Many entrepreneurs are so focused on finalizing their innovative product or service that they procrastinate on the formalities of forming the requisite new company until later. Unfortunately, waiting until later will dramatically increase the risk of losing ownership of the solution they worked so hard to complete in addition to personal and family assets.
Although the specifics vary in all parts of the world, the common parameters I have experienced here in the U.S. for incorporation should provide you at least the key startup entity considerations you need to address in any business environment around the world.
- Isolate your new startup business from your personal accounts. By default, these domains are totally intermingled, which will lead you to manage both poorly. It’s very easy and inexpensive to set up online a Limited Liability Company (LLC) for the startup, which will allow you to track business costs, cash and taxes correctly—no matter what happens.
- Liability for initial setbacks or lawsuits needs to business versus personal. If there is no legal business entity, early vendor or partner failures will jeopardize existing personal assets and any future personal income streams. The business entity has to be in place before a problem appears and is not recoverable by starting the business later.
- Focus on structuring the business brings priority to building a plan early. Building a business plan is a discipline every entrepreneur needs to learn early, required or not. Founders generally need more focus on the market sizing, volume projections, cost details and margin expectations to balance the optimism of their passion for the idea.
- Define a business entity early to manage taxes and intellectual property. An LLC will work just fine for this, but if you know enough to anticipate more than 100 investors or special classes of stock, I recommend incorporating as a Delaware or Nevada C-Corp or S-Corp. Tax status can be assigned separately to match your preferences.
- Founder’s stock may be taxed at time of incorporation. If you wait to incorporate the business until you have a product and customers, which normally has no taxable value until liquidity, it will be taxed at issuance at the current value. This could well mean a large tax bill due from you at the worst possible moment in your business rollout.
- New intellectual property should always be assigned to a business. Patents issued to you before you incorporate the business will not be considered part of the business valuation by investors. Until you have a business, you shouldn’t get a web domain name or social media accounts, since these all should match and are hard to change later.
- Co-founder and equity negotiations work best if you own all the equity. If several co-founders are involved before any company is set up, all will assume they get an equal share later, no matter how little they contribute. Negotiation and equity ownership needs to happen when they join you, and you need the leverage of being the business owner.
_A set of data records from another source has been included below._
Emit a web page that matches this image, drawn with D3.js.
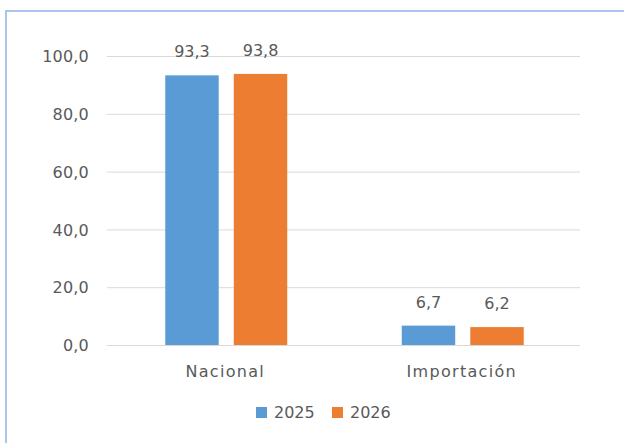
<!DOCTYPE html>
<html>
<head>
<meta charset="utf-8">
<script src="https://cdn.jsdelivr.net/npm/d3@7"></script>
<style>
  html, body { margin: 0; padding: 0; background: #fff; }
  svg { display: block; }
  text { font-family: "DejaVu Sans", sans-serif; fill: #595959; }
</style>
</head>
<body>
<svg id="chart" width="624" height="443"></svg>
<script>
const categories = ["Nacional", "Importación"];
const seriesNames = ["2025", "2026"];
const values2025 = [93.3, 6.7];
const values2026 = [93.8, 6.2];
const yTicks = [0, 20, 40, 60, 80, 100];
const colors = ["#5B9BD5", "#ED7D31"];

const seriesValues = [values2025, values2026];
const fmt = v => d3.format(".1f")(v).replace(".", ",");

const svg = d3.select("#chart");
const W = 624, H = 443;

// outer frame
svg.append("rect")
  .attr("x", 6).attr("y", 11)
  .attr("width", W + 20).attr("height", H + 20)
  .attr("fill", "#fff")
  .attr("stroke", "#a9c4ee")
  .attr("stroke-width", 2);

const plot = { left: 107, right: 580, top: 56, bottom: 345 };

const x0 = d3.scaleBand().domain(categories).range([plot.left, plot.right]).padding(0);
const x1 = d3.scaleBand().domain(seriesNames).range([0, 122]).paddingInner(0.22).paddingOuter(0);
const y = d3.scaleLinear().domain([0, 100]).range([plot.bottom, plot.top]);

// gridlines
svg.append("g").selectAll("line").data(yTicks).join("line")
  .attr("x1", plot.left).attr("x2", plot.right)
  .attr("y1", d => y(d) + 0.5).attr("y2", d => y(d) + 0.5)
  .attr("stroke", "#d9d9d9").attr("stroke-width", 1);

// y tick labels
const yAxis = d3.axisLeft(y).tickValues(yTicks).tickFormat(fmt).tickSize(0).tickPadding(0);
const gy = svg.append("g").attr("transform", `translate(${plot.left - 18},0)`).call(yAxis);
gy.select(".domain").remove();
gy.selectAll("text")
  .attr("font-size", 16)
  .attr("letter-spacing", 0.2)
  .attr("fill", "#595959")
  .attr("font-family", "DejaVu Sans, sans-serif")
  .attr("dy", "0.35em");

// bars
const groups = svg.append("g").selectAll("g").data(categories).join("g")
  .attr("transform", d => `translate(${x0(d) + x0.bandwidth() / 2 - 60},0)`);

groups.selectAll("rect")
  .data((c, i) => seriesNames.map((s, j) => ({ s, j, v: seriesValues[j][i] })))
  .join("rect")
  .attr("x", d => x1(d.s))
  .attr("width", x1.bandwidth())
  .attr("y", d => y(d.v))
  .attr("height", d => y(0) - y(d.v))
  .attr("fill", d => colors[d.j]);

groups.selectAll("text.lbl")
  .data((c, i) => seriesNames.map((s, j) => ({ s, j, v: seriesValues[j][i] })))
  .join("text")
  .attr("class", "lbl")
  .attr("x", d => x1(d.s) + x1.bandwidth() / 2)
  .attr("y", d => y(d.v) - 18)
  .attr("text-anchor", "middle")
  .attr("font-size", 16)
  .text(d => fmt(d.v));

// x axis category labels
const xAxis = d3.axisBottom(x0).tickSize(0).tickPadding(0);
const gx = svg.append("g").attr("transform", `translate(0,${plot.bottom + 32})`).call(xAxis);
gx.select(".domain").remove();
gx.selectAll("text")
  .attr("font-size", 16)
  .attr("letter-spacing", 1.3)
  .attr("fill", "#595959")
  .attr("font-family", "DejaVu Sans, sans-serif")
  .attr("dy", 0);

// legend
const legendItems = [
  { name: seriesNames[0], color: colors[0], x: 256 },
  { name: seriesNames[1], color: colors[1], x: 332 }
];
const lg = svg.append("g").selectAll("g").data(legendItems).join("g")
  .attr("transform", d => `translate(${d.x},407)`);
lg.append("rect").attr("width", 11).attr("height", 11).attr("fill", d => d.color);
lg.append("text")
  .attr("x", 18).attr("y", 11)
  .attr("font-size", 16)
  .text(d => d.name);
</script>
</body>
</html>
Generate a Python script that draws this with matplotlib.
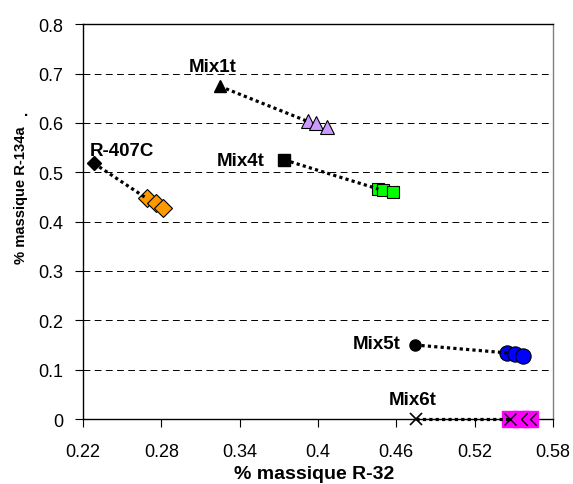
import matplotlib
matplotlib.use("Agg")
import matplotlib.pyplot as plt
from matplotlib.path import Path

plt.rcParams['font.family'] = ['Liberation Sans', 'DejaVu Sans']

# mélanges : point théorique (noir) puis points mesurés (couleur)
names = ['R-407C', 'Mix1t', 'Mix4t', 'Mix5t', 'Mix6t']
theo_x = [0.2284, 0.325, 0.3743, 0.4744, 0.4752]
theo_y = [0.518, 0.674, 0.525, 0.150, 0.0]
meas_x = [[0.2688, 0.2760, 0.2811],
          [0.3922, 0.3986, 0.4070],
          [0.4463, 0.4501, 0.4578],
          [0.5447, 0.5510, 0.5569],
          [0.5474, 0.5558, 0.5627]]
meas_y = [[0.447, 0.437, 0.427],
          [0.603, 0.599, 0.591],
          [0.466, 0.464, 0.459],
          [0.134, 0.132, 0.128],
          [0.0, 0.0, 0.0]]
colors = ['#FF9900', '#CC99FF', '#00FF00', '#0000FF', '#FF00FF']
markers = ['D', '^', 's', 'o', 's']
theo_markers = ['D', '^', 's', 'o', 'x']
label_x = [0.2499, 0.3196, 0.3411, 0.4453, 0.4729]
label_y = [0.545, 0.715, 0.5246, 0.154, 0.0405]

# moitié droite d'un "x" (marqueurs masqués en partie dans Excel)
half_x = Path([(1, 1), (0, 0), (1, -1)], [Path.MOVETO, Path.LINETO, Path.LINETO])

fig = plt.figure(figsize=(5.73, 4.85), dpi=100)
ax = fig.add_axes([0.1449, 0.134, 0.8201, 0.814])

for i in range(len(names)):
    # ligne pointillée entre le point théorique et le premier point mesuré
    ax.plot([theo_x[i], meas_x[i][0]], [theo_y[i], meas_y[i][0]], color='black',
            lw=2.3, linestyle=(0, (1, 1)), zorder=5, clip_on=False)
    if theo_markers[i] == 'x':
        ax.plot(theo_x[i], theo_y[i], marker='x', color='black', ms=9, mew=1.2,
                ls='none', zorder=4, clip_on=False)
    else:
        ax.plot(theo_x[i], theo_y[i], marker=theo_markers[i], color='black',
                ms=8 if theo_markers[i] != 'D' else 7, ls='none', zorder=4, clip_on=False)
    if i == 4:
        for k in [2, 1, 0]:
            ax.plot(meas_x[i][k], meas_y[i][k], marker='s', color=colors[i],
                    mec=colors[i], ms=12, ls='none', zorder=4, clip_on=False)
        ax.plot(meas_x[i][0], meas_y[i][0], marker='x', color='black', ms=9,
                mew=1, ls='none', zorder=6, clip_on=False)
        ax.plot(meas_x[i][1:], meas_y[i][1:], marker=half_x, color='black',
                mfc='none', ms=9, mew=1, ls='none', zorder=6, clip_on=False)
    else:
        ms = {'D': 9.5, '^': 10.5, 's': 9, 'o': 11}[markers[i]]
        for x, y in zip(meas_x[i], meas_y[i]):
            ax.plot(x, y, marker=markers[i], mfc=colors[i], mec='black', mew=0.8,
                    ms=ms, ls='none', zorder=4, clip_on=False)
    ax.text(label_x[i], label_y[i], names[i], fontsize=13.5,
            fontweight='bold', ha='center', va='center')

ax.set_xlim(0.22, 0.58)
ax.set_ylim(0, 0.8)
ax.set_xticks([0.22, 0.28, 0.34, 0.40, 0.46, 0.52, 0.58])
ax.set_xticklabels(['0.22', '0.28', '0.34', '0.4', '0.46', '0.52', '0.58'])
ax.set_yticks([0, 0.1, 0.2, 0.3, 0.4, 0.5, 0.6, 0.7, 0.8])
ax.set_yticklabels(['0', '0.1', '0.2', '0.3', '0.4', '0.5', '0.6', '0.7', '0.8'])
ax.tick_params(labelsize=13, length=6, width=0.8, direction='out')
ax.tick_params(axis='x', pad=11)
ax.tick_params(axis='y', pad=8)
ax.yaxis.grid(True, color='black', linestyle=(0, (7, 4.5)), lw=0.7)
ax.set_axisbelow(True)
for s in ax.spines.values():
    s.set_linewidth(1)
ax.spines['right'].set_color('#808080')

fig.text(314 / 573, 1 - 479 / 485, '% massique R-32', fontsize=14,
         fontweight='bold', ha='center', va='baseline')
fig.text(21 / 573, 1 - 195 / 485, '% massique R-134a', fontsize=10.6,
         fontweight='bold', ha='center', va='center', rotation=90)
fig.text(26 / 573, 1 - 112 / 485, '.', fontsize=11, fontweight='bold',
         ha='center', va='center')

fig.savefig('out.png', dpi=100)
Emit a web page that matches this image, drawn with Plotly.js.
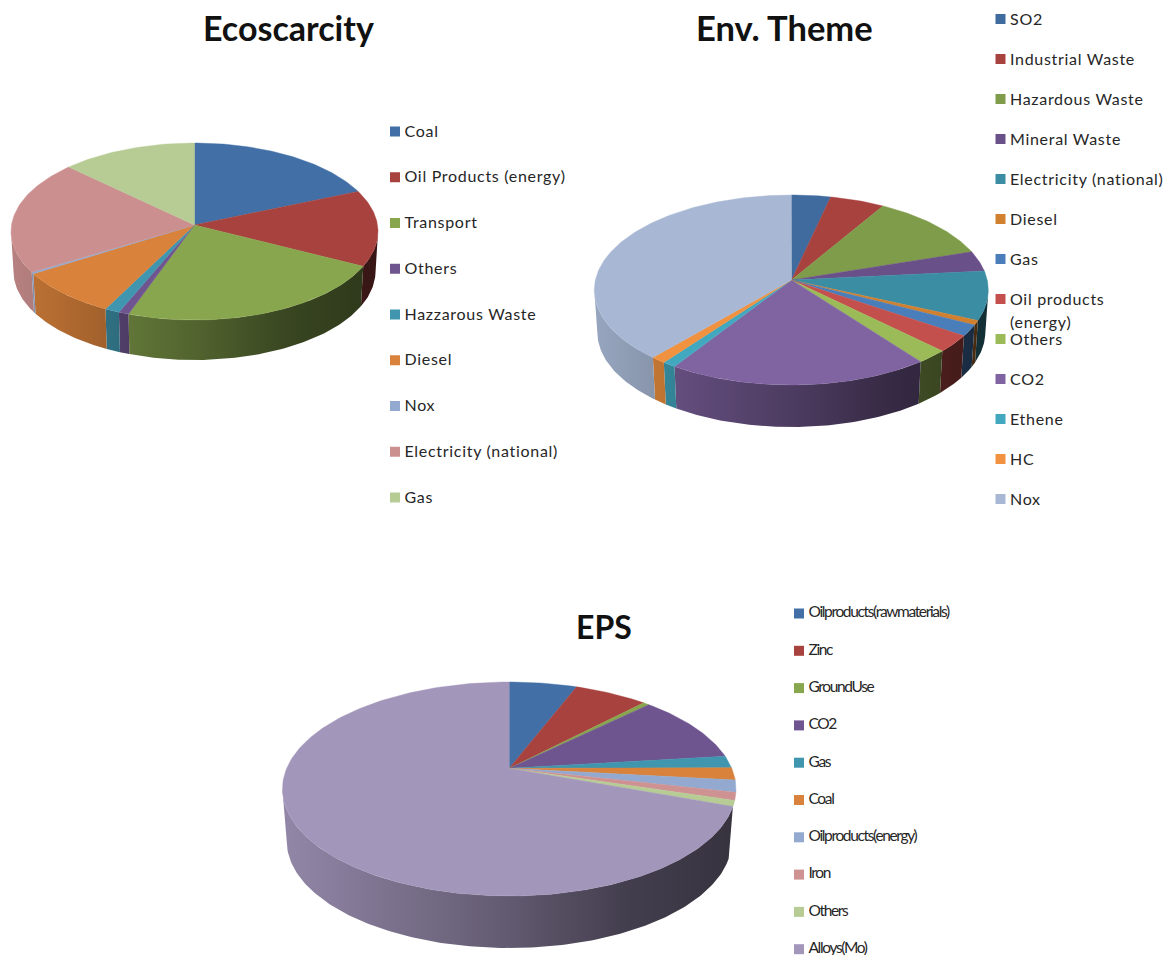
<!DOCTYPE html>
<html>
<head>
<meta charset="utf-8">
<script src="https://cdn.plot.ly/plotly-3.0.1.min.js"></script>
<style>
html, body { margin: 0; padding: 0; background: #fff; }
#chart { width: 1168px; height: 955px; }
</style>
</head>
<body>
<div id="chart"></div>
<script>
// Shares of each impact method, in percent
const ecoLabels = ["Coal", "Oil Products (energy)", "Transport", "Others", "Hazzarous Waste", "Diesel", "Nox", "Electricity (national)", "Gas"];
const ecoValues = [17.5, 13.9, 24.4, 0.9, 1.3, 9.0, 0.3, 20.6, 12.0];
const ecoColors = ["#4270a6", "#a8423f", "#88a64e", "#6f5590", "#3f96ae", "#d9823b", "#93a9cf", "#cc8f8f", "#b7cc94"];

const envLabels = ["SO2", "Industrial Waste", "Hazardous Waste", "Mineral Waste", "Electricity (national)", "Diesel", "Gas", "Oil products<br>(energy)", "Others", "CO2", "Ethene", "HC", "Nox"];
const envValues = [3.2, 4.5, 10.7, 3.4, 8.4, 0.8, 2.0, 3.1, 2.5, 21.5, 1.1, 1.2, 37.6];
const envColors = ["#3f6b9f", "#a8423f", "#7f9c4a", "#6a5088", "#3a8da3", "#d0802f", "#4a7ebb", "#c4504d", "#9bbb59", "#8064a2", "#42a8c0", "#f0923f", "#a8b8d4"];

const epsLabels = ["Oilproducts(rawmaterials)", "Zinc", "GroundUse", "CO2", "Gas", "Coal", "Oilproducts(energy)", "Iron", "Others", "Alloys(Mo)"];
const epsValues = [4.8, 5.3, 0.45, 9.5, 1.75, 1.85, 1.85, 1.2, 0.9, 72.4];
const epsColors = ["#4270a6", "#a8423f", "#88a64e", "#6f5590", "#3f96ae", "#d9823b", "#93a9cf", "#cf9292", "#b7cc94", "#a396bb"];

const titleFont = "Lato, 'Open Sans', sans-serif";
const textColor = "#262626";

// Wall shading from the left edge of a disc to its right edge
const wallShade = [[0, 0.9], [0.5, 0.6], [0.75, 0.42], [1, 0.33]];

function shade(hex, k) {
  const n = parseInt(hex.slice(1), 16);
  const c = [(n >> 16) & 255, (n >> 8) & 255, n & 255].map(v => Math.round(v * k));
  return "rgb(" + c.join(",") + ")";
}

// Rim point of a tilted disc at a clockwise angle (degrees) measured from 12 o'clock
function rim(g, deg, rx) {
  const r = deg * Math.PI / 180;
  return [g.cx + rx * Math.sin(r), g.cy - g.ry * Math.cos(r)];
}

function arc(g, from, to, dy, rx) {
  const out = [];
  const steps = Math.max(2, Math.ceil(Math.abs(to - from)));
  for (let i = 0; i <= steps; i++) {
    const p = rim(g, from + (to - from) * i / steps, rx);
    out.push([p[0], p[1] + dy]);
  }
  return out;
}

function pieTraces(labels, values, colors, g) {
  const total = values.reduce((a, b) => a + b, 0);
  const walls = [], tops = [];
  let acc = 0;
  values.forEach((v, i) => {
    const a = acc / total * 360;
    acc += v;
    const b = acc / total * 360;
    const hover = labels[i].replace("<br>", " ") + ": " + v + "%";

    const top = [[g.ax, g.ay]].concat(arc(g, a, b, 0, g.rx));
    top.push([g.ax, g.ay]);
    tops.push({
      type: "scatter", mode: "lines", fill: "toself", hoverinfo: "text", text: hover,
      x: top.map(p => p[0]), y: top.map(p => p[1]),
      fillcolor: colors[i], line: { width: 0.4, color: colors[i] }, showlegend: false
    });

    // Only the part of the slice on the near half of the disc shows a wall;
    // the lower rim sits a little further away, so it is slightly narrower
    const from = Math.max(a, g.wallFrom), to = Math.min(b, 270);
    if (to > from) {
      const wall = arc(g, from, to, 0, g.rx).concat(arc(g, to, from, g.depth, g.rx - g.taper));
      wall.push(wall[0]);
      walls.push({
        type: "scatter", mode: "lines", fill: "toself", hoverinfo: "text", text: hover,
        x: wall.map(p => p[0]), y: wall.map(p => p[1]),
        line: { width: 0, color: colors[i] }, showlegend: false,
        fillcolor: colors[i],
        fillgradient: {
          type: "horizontal", start: g.cx - g.rx, stop: g.cx + g.rx,
          colorscale: wallShade.map(s => [s[0], shade(colors[i], s[1])])
        }
      });
    }
  });
  return walls.concat(tops);
}

function legendTraces(labels, colors, g) {
  const ys = labels.map((_, i) => g.y0 + g.step * i);
  const tx = [], ty = [], tt = [];
  labels.forEach((l, i) => l.split("<br>").forEach((line, j) => {
    tx.push(g.x + 9.5); ty.push(ys[i] + g.nudge + j * 23); tt.push(line);
  }));
  return [{
    type: "scatter", mode: "markers", hoverinfo: "skip", showlegend: false,
    x: labels.map(() => g.x), y: ys,
    marker: { symbol: "square", size: g.box, color: colors, line: { width: 0 } }
  }, {
    type: "scatter", mode: "text", hoverinfo: "skip", showlegend: false,
    x: tx, y: ty, text: tt, textposition: "middle right",
    textfont: { family: titleFont, size: g.size, color: textColor }
  }];
}

const traces = [].concat(
  pieTraces(ecoLabels, ecoValues, ecoColors, { cx: 194.5, cy: 231.5, rx: 183.5, ry: 88.5, ax: 194.5, ay: 225, depth: 40, taper: 2.5, wallFrom: 91 }),
  pieTraces(envLabels, envValues, envColors, { cx: 791.3, cy: 290, rx: 197, ry: 95, ax: 791.5, ay: 280, depth: 42, taper: 3, wallFrom: 92 }),
  pieTraces(epsLabels, epsValues, epsColors, { cx: 509.2, cy: 789, rx: 226.8, ry: 107, ax: 509.2, ay: 768.3, depth: 52, taper: 4.3, wallFrom: 99.5 }),
  legendTraces(ecoLabels, ecoColors, { x: 395, y0: 131.5, step: 45.75, box: 10, size: 16, nudge: 1 }),
  legendTraces(envLabels, envColors, { x: 1000.5, y0: 19, step: 40, box: 10, size: 16, nudge: 1.5 }),
  legendTraces(epsLabels, epsColors, { x: 799, y0: 613.5, step: 37.3, box: 10, size: 15.5, nudge: 0 })
);

function title(text, x, y, size) {
  return {
    text: "<b>" + text + "</b>", x: x, y: y, xref: "x", yref: "y", showarrow: false,
    xanchor: "center", yanchor: "middle",
    font: { family: titleFont, size: size, color: "#111" }
  };
}

const layout = {
  width: 1168, height: 955,
  margin: { l: 0, r: 0, t: 0, b: 0 },
  paper_bgcolor: "#fff", plot_bgcolor: "#fff",
  showlegend: false, hovermode: "closest",
  xaxis: { range: [0, 1168], visible: false, fixedrange: true },
  yaxis: { range: [955, 0], visible: false, fixedrange: true },
  annotations: [title("Ecoscarcity", 288.5, 27, 34), title("Env. Theme", 784, 27, 34.5), title("EPS", 604, 626, 32)]
};

Plotly.newPlot("chart", traces, layout, { displayModeBar: false }).then(() => {
  // The EPS legend is set tight, the two upper legends slightly open
  const nodes = document.querySelectorAll("#chart .textpoint text");
  const firstEps = nodes.length - epsLabels.length;
  nodes.forEach((el, i) => {
    el.style.letterSpacing = i >= firstEps ? "-1.35px" : "0.7px";
  });
});
</script>
</body>
</html>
- You need a business entity to attract any investor or bank support. In my experience, any startup without a formal business entity defined will be viewed as a hobby, and would never interest investors or potential partners. Also, trends change rapidly these days, so you need to be ready move quickly from idea to a business.
Overall, the formalities of setting up the right business entity in the right timeframe for your new idea are just as critical to your ultimate success as building the right product. The work for both can be done in parallel, or the business setup work should be done first. Successful startups are all about being able to move to success before the market changes or new competitors appear.
For U.S. startups, sole proprietorships and simple partnerships are never recommended. LLCs are the easiest, quickest and least expensive ways to get started. S-Corps (Subchapter S corporations) work best for services solutions, and C-Corps (C-corporation) are the best long-term solutions for product organizations. Upgrading later from one type to the other is not difficult.
If you need help, there are many places you can go online, like BizFilings with state-specific information. If information online only confuses you, make an appointment with your local community SCORE free mentoring office, or your nearest Small Business Development Center (SBDC). For more detailed requirements, it’s always appropriate to hire an attorney to guide you.
The opportunities and the joys of creating your own business are great, but there are many risks as well. Don’t let your dream be derailed by failing to focus early on the design of the business, as much as you are focusing on the design of your product.